Un modo eclettico per ricordarci tutti i franchise Warner Bros che ci hanno fatto innamorare e/o hanno accompagnato la nostra infanzia (Harry Potter, Il Gigante di ferro, King Kong, universo DC, Yoghi e Bubu, Il Signore degli Anelli, Il trono di Spade, M A T R I X e via elencando)… un universo alternativo a Disney che, spesso, in molti casi risulta molto più divertente o interessante per questa contrapposizione sfacciata e un po’ ribelle.
Non fraintendetemi, amo i film Pixar e anche alcuni della Disney compreso la serie del 1991 di Winnie the Pooh, compagna dei miei pomeriggi sul divano con mia madre e il videoregistratore.

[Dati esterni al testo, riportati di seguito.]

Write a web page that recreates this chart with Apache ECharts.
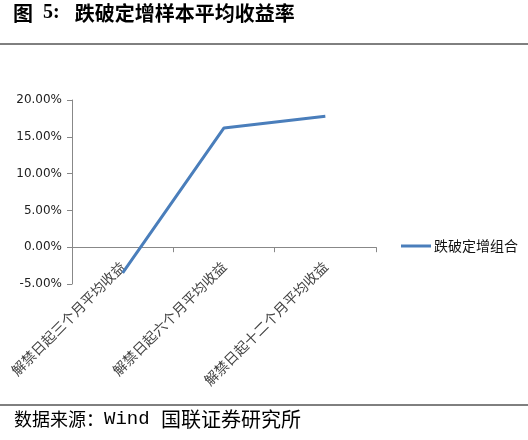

Ma gli Animaniacs di Spielberg, la trilogia di Matrix (sull’ultimo stendiamo un velo pietoso, speriamo nel 5 se ci sarà), Il Signore degli Anelli e i Looney Tunes fanno parte di me in egual modo, anche se si presentavano nella mia vita come intermezzi, in modo quasi fuggitivo.
Peccato per i soliti stereotipi informatici (il tipo del pc, spacchiamo Internet e altre oscenità) ma essendo un film per ragazzi glielo lasciamo passare, dai.
Il film risulta un omaggio a questo mondo di creature fantastiche: non è certo un capolavoro ma merita assolutamente due ore la domenica pomeriggio sul divano a cioccolata calda e pop corn.